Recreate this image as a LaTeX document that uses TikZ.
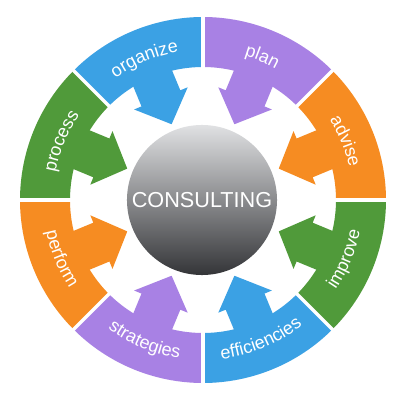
\documentclass[tikz,border=0pt]{standalone}
\usepackage{fontspec}
\setmainfont{Liberation Sans}
\usetikzlibrary{decorations.text}
\definecolor{segblue}{RGB}{59,161,228}
\definecolor{segpurple}{RGB}{168,129,228}
\definecolor{segorange}{RGB}{246,140,34}
\definecolor{seggreen}{RGB}{80,154,58}
\definecolor{coretop}{RGB}{224,225,227}
\definecolor{coremid}{RGB}{150,151,153}
\definecolor{corebot}{RGB}{52,53,56}
\newcommand\segfont{\color{white}\fontsize{12.8pt}{12.8pt}\selectfont}

\begin{document}
\begin{tikzpicture}[x=0.025cm,y=0.025cm,
  gap/.style={white,line width=0.08cm},
  core/.style={circle,minimum size=3.75cm,inner sep=0pt,text=white,
    top color=coretop,middle color=coremid,bottom color=corebot,
    font=\fontsize{15.4pt}{15.4pt}\selectfont}]
\useasboundingbox[fill=white] (-203,-200) rectangle (197,200);
\foreach \a/\c/\w/\r/\s in {112.5/segblue/organize/150/-1,67.5/segpurple/plan/150/-1,
  22.5/segorange/advise/150/-1,-22.5/seggreen/improve/160/1,-67.5/segblue/efficiencies/160/1,
  -112.5/segpurple/strategies/160/1,-157.5/segorange/perform/160/1,157.5/seggreen/process/150/-1}
{
  \begin{scope}[rotate=\a]
    \fill[\c] (-22.5:133) arc[start angle=-22.5,end angle=22.5,radius=133]
      -- (22.5:183) arc[start angle=22.5,end angle=-22.5,radius=183] -- cycle;
    \fill[\c] (140,-21) -- (110,-21) -- (110,-29) -- (82,0) -- (110,29) -- (110,21) -- (140,21) -- cycle;
  \end{scope}
  \path[decorate,decoration={text along path,text/.expanded={|\noexpand\segfont|\w},text align=center}]
    (\a-25*\s:\r) arc[start angle=\a-25*\s,end angle=\a+25*\s,radius=\r];
}
\foreach \b in {0,45,...,315}
  \draw[gap] (\b:128) -- (\b:188);
\node[core] (consulting) at (-1,0) {CONSULTING};
\end{tikzpicture}
\end{document}
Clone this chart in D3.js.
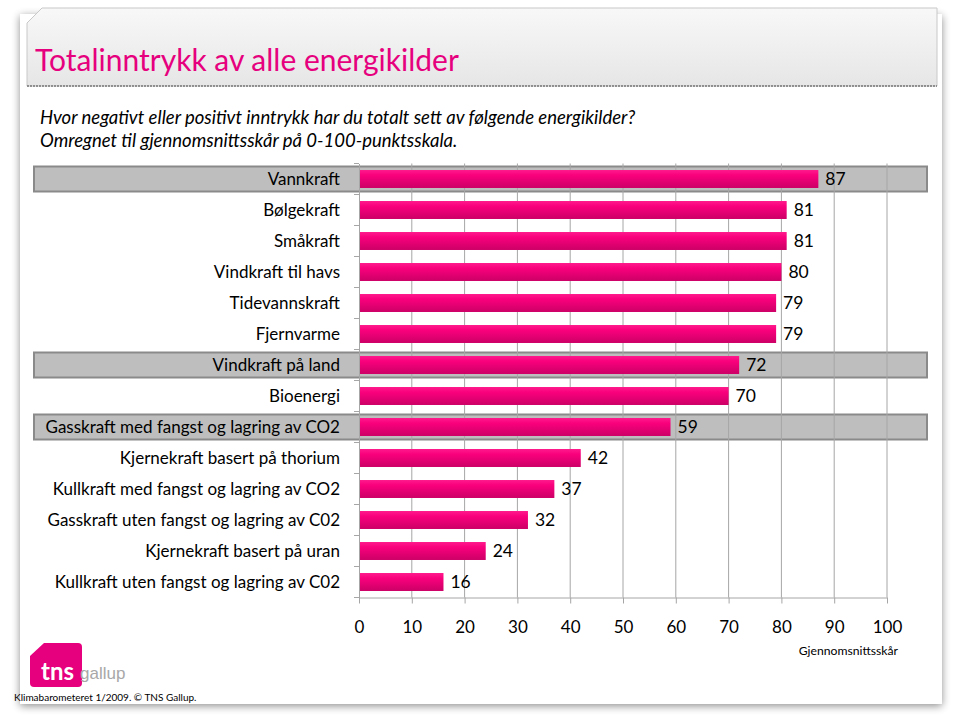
━━━━
» **Task prompt**
Pictures in the records above are left out; print everything else exactly as written.

» **Result of this task**
Recreate this image as a LaTeX document that uses TikZ.
\documentclass[tikz,border=0pt]{standalone}
\usepackage{fontspec}
\setmainfont{Liberation Sans}
\usetikzlibrary{decorations.text}
\definecolor{segblue}{RGB}{59,161,228}
\definecolor{segpurple}{RGB}{168,129,228}
\definecolor{segorange}{RGB}{246,140,34}
\definecolor{seggreen}{RGB}{80,154,58}
\definecolor{coretop}{RGB}{224,225,227}
\definecolor{coremid}{RGB}{150,151,153}
\definecolor{corebot}{RGB}{52,53,56}
\newcommand\segfont{\color{white}\fontsize{12.8pt}{12.8pt}\selectfont}

\begin{document}
\begin{tikzpicture}[x=0.025cm,y=0.025cm,
  gap/.style={white,line width=0.08cm},
  core/.style={circle,minimum size=3.75cm,inner sep=0pt,text=white,
    top color=coretop,middle color=coremid,bottom color=corebot,
    font=\fontsize{15.4pt}{15.4pt}\selectfont}]
\useasboundingbox[fill=white] (-203,-200) rectangle (197,200);
\foreach \a/\c/\w/\r/\s in {112.5/segblue/organize/150/-1,67.5/segpurple/plan/150/-1,
  22.5/segorange/advise/150/-1,-22.5/seggreen/improve/160/1,-67.5/segblue/efficiencies/160/1,
  -112.5/segpurple/strategies/160/1,-157.5/segorange/perform/160/1,157.5/seggreen/process/150/-1}
{
  \begin{scope}[rotate=\a]
    \fill[\c] (-22.5:133) arc[start angle=-22.5,end angle=22.5,radius=133]
      -- (22.5:183) arc[start angle=22.5,end angle=-22.5,radius=183] -- cycle;
    \fill[\c] (140,-21) -- (110,-21) -- (110,-29) -- (82,0) -- (110,29) -- (110,21) -- (140,21) -- cycle;
  \end{scope}
  \path[decorate,decoration={text along path,text/.expanded={|\noexpand\segfont|\w},text align=center}]
    (\a-25*\s:\r) arc[start angle=\a-25*\s,end angle=\a+25*\s,radius=\r];
}
\foreach \b in {0,45,...,315}
  \draw[gap] (\b:128) -- (\b:188);
\node[core] (consulting) at (-1,0) {CONSULTING};
\end{tikzpicture}
\end{document}
Clone this chart in D3.js.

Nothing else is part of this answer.